A few members of the Utah House of Representatives propose changing the method of election the members of the State Board of Education.Their method would have a nominating committee of a few persons in each of the nine districts choose three candidates from whom the governor would choose one whose name would go on the general election ballot unopposed. Voters would vote yes or no for that candidate. A majority of the three members of the nominating committee would be members of local school boards.

As the system now stands, candidates for the State School Board nominate themselves and go through the election process just like all other elected officials.

Is it better to have State School Board members hand-picked by a committee, or is it better to allow the public to choose them through the primary and general elections?

Proponents say hand-picking candidates will result in better quality persons on the board - persons who don't bicker with each other, can get along better with other governmental bodies such as the Legislature, who are really interested in education and who will not use the state board as a stepping stone to higher office.

If hand-picking candidates is the best way to avoid having self-serving cranks in public office, then surely hand-picking the candidates for the Legislature would rid the House and Senate of the same kind of people.

But hand-picking candidates will not cure any of the problems mentioned but could well make them worse. The open election system presently in use has produced a current state board of persons with professional experience in organizational behavior and motivation, personnel, rights of women, rights of handicapped persons, business, classroom education, educational psychology, educational assessment, finance, accounting and administration.

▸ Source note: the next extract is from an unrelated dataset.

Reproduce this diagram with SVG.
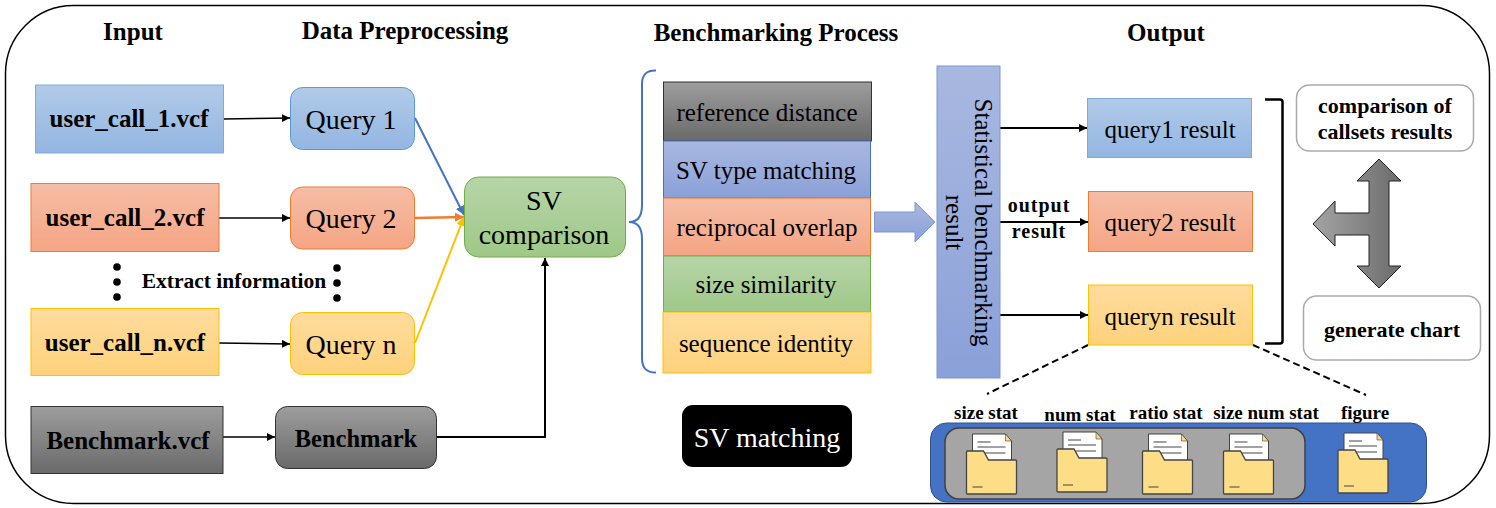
<svg xmlns="http://www.w3.org/2000/svg" xmlns:xlink="http://www.w3.org/1999/xlink" width="1496" height="508" viewBox="0 0 1496 508">
<defs>
<linearGradient id="gBlue" x1="0" y1="0" x2="0" y2="1"><stop offset="0" stop-color="#b1cae8"/><stop offset="1" stop-color="#93b6e2"/></linearGradient>
<linearGradient id="gOrange" x1="0" y1="0" x2="0" y2="1"><stop offset="0" stop-color="#f5bda6"/><stop offset="1" stop-color="#f5a584"/></linearGradient>
<linearGradient id="gYellow" x1="0" y1="0" x2="0" y2="1"><stop offset="0" stop-color="#fedc9e"/><stop offset="1" stop-color="#fed27c"/></linearGradient>
<linearGradient id="gGreen" x1="0" y1="0" x2="0" y2="1"><stop offset="0" stop-color="#b7d5a8"/><stop offset="1" stop-color="#9fc888"/></linearGradient>
<linearGradient id="gGray" x1="0" y1="0" x2="0" y2="1"><stop offset="0" stop-color="#9d9d9d"/><stop offset="1" stop-color="#6a6a6a"/></linearGradient>
<linearGradient id="gIndigo" x1="0" y1="0" x2="0" y2="1"><stop offset="0" stop-color="#a9b8e0"/><stop offset="1" stop-color="#8aa0d8"/></linearGradient>
<linearGradient id="gArrow" x1="0" y1="0" x2="1" y2="0"><stop offset="0" stop-color="#a4a4a4"/><stop offset="1" stop-color="#6c6c6c"/></linearGradient>
<marker id="mK" markerUnits="userSpaceOnUse" markerWidth="10" markerHeight="10" refX="8" refY="4" orient="auto"><path d="M0 0L8 4L0 8Z" fill="#000"/></marker>
<marker id="mB" markerUnits="userSpaceOnUse" markerWidth="12" markerHeight="10" refX="9" refY="4.5" orient="auto"><path d="M0 0L9 4.500L0 9Z" fill="#4472c4"/></marker>
<marker id="mO" markerUnits="userSpaceOnUse" markerWidth="12" markerHeight="10" refX="9" refY="4.500" orient="auto"><path d="M0 0L9 4.500L0 9Z" fill="#ed7d31"/></marker>
<marker id="mY" markerUnits="userSpaceOnUse" markerWidth="12" markerHeight="10" refX="9" refY="4.500" orient="auto"><path d="M0 0L9 4.500L0 9Z" fill="#ffc000"/></marker>
<g id="folder">
<path d="M6 0H39L45 7V32H6Z" fill="#fff" stroke="#444" stroke-width="1"/>
<path d="M39 0V7H45Z" fill="#fcd683" stroke="#444" stroke-width="0.6"/>
<path d="M11 8H24M11 13H39M11 19H39" stroke="#444" stroke-width="1" fill="none"/>
<path d="M1 17H17L22 26H49Q50 26 50 27V59Q50 60 49 60H1Q0 60 0 59V18Q0 17 1 17Z" fill="#fedd87" stroke="#444" stroke-width="1.300"/>
<path d="M6 53H16" stroke="#444" stroke-width="1"/>
</g>
</defs>
<style>
text{font-family:"Liberation Serif","Times New Roman",serif;fill:#000;text-anchor:middle}
.b{font-weight:bold}
.t{font-size:25px;font-weight:bold}
.f{font-size:25px;font-weight:bold}
.n{font-size:24.500px;font-weight:bold}
.q{font-size:28px}
.s{font-size:25px}
.l{font-size:19px;font-weight:bold}
.w{font-size:22px;font-weight:bold}
.o{font-size:20px;font-weight:bold;letter-spacing:1px}
.c{fill:none;stroke:#000;stroke-width:1.500}
.th{fill:none;stroke:#000;stroke-width:2}
</style>
<rect id="frame" x="5.500" y="5.500" width="1484" height="498" rx="68" ry="68" fill="#fff" stroke="#000" stroke-width="1.500"/>
<g id="titles">
<text class="t" x="133" y="40">Input</text>
<text class="t" x="405" y="39">Data Preprocessing</text>
<text class="t" x="776" y="41">Benchmarking Process</text>
<text class="t" x="1166" y="41">Output</text>
</g>
<g id="connectors">
<path class="c" d="M223 119L290 118" marker-end="url(#mK)"/>
<path class="c" d="M219 218H290" marker-end="url(#mK)"/>
<path class="c" d="M219 343L290 344" marker-end="url(#mK)"/>
<path class="c" d="M223 437H275" marker-end="url(#mK)"/>
<path d="M415 118L464 215" fill="none" stroke="#4472c4" stroke-width="2" marker-end="url(#mB)"/>
<path d="M415 218L464 217" fill="none" stroke="#ed7d31" stroke-width="2.500" marker-end="url(#mO)"/>
<path d="M415 343L464 217" fill="none" stroke="#ffc000" stroke-width="2" marker-end="url(#mY)"/>
<path class="th" d="M437 437H545V258" marker-end="url(#mK)"/>
<path class="th" d="M1000 128H1087" marker-end="url(#mK)"/>
<path class="th" d="M1000 222H1088" marker-end="url(#mK)"/>
<path class="th" d="M1000 315H1088" marker-end="url(#mK)"/>
<path d="M1088 345L987 394" fill="none" stroke="#000" stroke-width="2" stroke-dasharray="7 4"/>
<path d="M1253 345L1366 395" fill="none" stroke="#000" stroke-width="2" stroke-dasharray="7 4"/>
</g>
<g id="user_call_1"><rect x="35.500" y="85" width="188" height="68" fill="url(#gBlue)" stroke="#7fabdc"/><text class="f" x="129" y="127">user_call_1.vcf</text></g>
<g id="user_call_2"><rect x="31" y="183.500" width="188" height="68" fill="url(#gOrange)" stroke="#ed7d31"/><text class="f" x="125" y="226">user_call_2.vcf</text></g>
<g id="user_call_n"><rect x="31" y="308.500" width="188" height="67" fill="url(#gYellow)" stroke="#ffc000"/><text class="f" x="125" y="351">user_call_n.vcf</text></g>
<g id="benchmark_vcf"><rect x="31" y="406.500" width="192" height="67" fill="url(#gGray)" stroke="#333"/><text class="f" x="128" y="449">Benchmark.vcf</text></g>
<g id="query_1"><rect x="290.500" y="87.500" width="124" height="62" rx="12" fill="url(#gBlue)" stroke="#5b9bd5"/><text class="q" x="351" y="129">Query 1</text></g>
<g id="query_2"><rect x="290.500" y="187" width="124" height="62" rx="12" fill="url(#gOrange)" stroke="#ed7d31"/><text class="q" x="351" y="228">Query 2</text></g>
<g id="query_n"><rect x="290.500" y="312.500" width="124" height="62" rx="12" fill="url(#gYellow)" stroke="#ffc000"/><text class="q" x="351" y="354">Query n</text></g>
<g id="benchmark"><rect x="275.500" y="406.500" width="161" height="62" rx="12" fill="url(#gGray)" stroke="#333"/><text class="n" x="356" y="447">Benchmark</text></g>
<g id="sv_comparison"><rect x="464.500" y="177" width="161" height="80" rx="14" fill="url(#gGreen)" stroke="#70ad47"/><text class="q" x="544" y="210">SV</text><text class="q" x="544" y="244">comparison</text></g>
<g id="dots" fill="#000">
<circle cx="117" cy="267" r="3.800"/><circle cx="117" cy="282" r="3.800"/><circle cx="117" cy="297" r="3.800"/>
<circle cx="337" cy="268" r="3.800"/><circle cx="337" cy="283" r="3.800"/><circle cx="337" cy="298" r="3.800"/>
</g>
<text id="extract" class="b" font-size="21.500" x="234" y="288">Extract information</text>
<path id="brace" d="M656 70.500Q642 70 642 84V205Q642 222 629 222Q642 222 642 239V358Q642 373 656 372.500" fill="none" stroke="#4472c4" stroke-width="2"/>
<g id="reference_distance"><rect x="663.500" y="82" width="208" height="59" fill="url(#gGray)" stroke="#333"/><text class="s" x="767" y="121">reference distance</text></g>
<g id="sv_type_matching"><rect x="663.500" y="141" width="207" height="57" fill="url(#gIndigo)" stroke="#4472c4"/><text class="s" x="766" y="179">SV type matching</text></g>
<g id="reciprocal_overlap"><rect x="663.500" y="198" width="207" height="58" fill="url(#gOrange)" stroke="#ed7d31"/><text class="s" x="767" y="236">reciprocal overlap</text></g>
<g id="size_similarity"><rect x="663.500" y="256" width="207" height="56" fill="url(#gGreen)" stroke="#70ad47"/><text class="s" x="766" y="293">size similarity</text></g>
<g id="sequence_identity"><rect x="663" y="312" width="208" height="61" fill="url(#gYellow)" stroke="#ffc000"/><text class="s" x="766" y="352">sequence identity</text></g>
<path id="block_arrow" d="M874.500 212H915V202L935 222L915 242V232H874.500Z" fill="url(#gIndigo)" stroke="#7c97d2"/>
<g id="stat_box"><rect x="937" y="66" width="63" height="312" fill="url(#gIndigo)" stroke="#7c97d2"/>
<text class="s" transform="translate(975 222.500) rotate(90)">Statistical benchmarking</text>
<text class="s" transform="translate(946 222.500) rotate(90)">result</text></g>
<text id="output_result_1" class="o" x="1039" y="212">output</text>
<text id="output_result_2" class="o" x="1039" y="238">result</text>
<g id="query1_result"><rect x="1087.500" y="98.500" width="164" height="59" fill="url(#gBlue)" stroke="#7fabdc"/><text class="s" x="1170" y="138">query1 result</text></g>
<g id="query2_result"><rect x="1088.500" y="191.500" width="164" height="60" fill="url(#gOrange)" stroke="#ed7d31"/><text class="s" x="1170" y="231">query2 result</text></g>
<g id="queryn_result"><rect x="1088.500" y="285" width="164" height="60" fill="url(#gYellow)" stroke="#ffc000"/><text class="s" x="1170" y="325">queryn result</text></g>
<path id="bracket" d="M1265 99.500H1280Q1282.500 99.500 1282.500 102V341Q1282.500 343.500 1280 343.500H1265" fill="none" stroke="#000" stroke-width="2.500"/>
<g id="comparison_box"><rect x="1296.500" y="85" width="177" height="66" rx="13" fill="#fff" stroke="#aaa" stroke-width="1.500"/><text class="w" x="1385" y="113">comparison of</text><text class="w" x="1385" y="139">callsets results</text></g>
<g id="generate_box"><rect x="1303.500" y="296" width="177" height="64" rx="13" fill="#fff" stroke="#aaa" stroke-width="1.500"/><text class="w" x="1392" y="337">generate chart</text></g>
<path id="three_way_arrow" d="M1379 159L1401 181H1389V213V235V266H1401L1379 288L1357 266H1369V235H1335V246L1313 224L1335 201V213H1369V181H1357Z" fill="url(#gArrow)" stroke="#222" stroke-width="1"/>
<g id="files_panel">
<rect x="930.500" y="423" width="496" height="79" rx="16" fill="#4472c4" stroke="#2f528f"/>
<rect x="945" y="428" width="360" height="71" rx="14" fill="#a5a5a5" stroke="#404040" stroke-width="1.500"/>
<use xlink:href="#folder" href="#folder" x="966.500" y="434"/>
<use xlink:href="#folder" href="#folder" x="1057" y="432"/>
<use xlink:href="#folder" href="#folder" x="1142.500" y="434"/>
<use xlink:href="#folder" href="#folder" x="1223.500" y="434"/>
<use xlink:href="#folder" href="#folder" x="1338" y="433"/>
<text class="l" x="986" y="419">size stat</text>
<text class="l" x="1080" y="421">num stat</text>
<text class="l" x="1166" y="419">ratio stat</text>
<text class="l" x="1266" y="419">size num stat</text>
<text class="l" x="1365" y="419">figure</text>
</g>
<g id="sv_matching"><rect x="682" y="405" width="170" height="62" rx="11" fill="#000"/><text class="s" style="fill:#fff;font-size:28px" x="767" y="447">SV matching</text></g>
</svg>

There are two Ph.Ds, one MBA and three with masters' degrees. All have children or grandchildren in Utah's public schools. They spend hours all year long working for education in Utah.

The proposed new way of "electing" state board members is really not an election at all but an effort by a small group of persons to sidestep the democratic process by having state board members appointed and then ratified at the polls.

There is a sense of independence and responsibility that comes with being elected and a knowledge of the wants and desires of the people that no appointed person could ever acquire.

One-half of the state's money goes into education. A state board that is independent of the Legislature, the governor's office and local boards can be an integral part of the check and balance system, but one that is appointed could only do what it is told to do. An independent board will use the state's money better and do more good for education than aboard that is not free to act.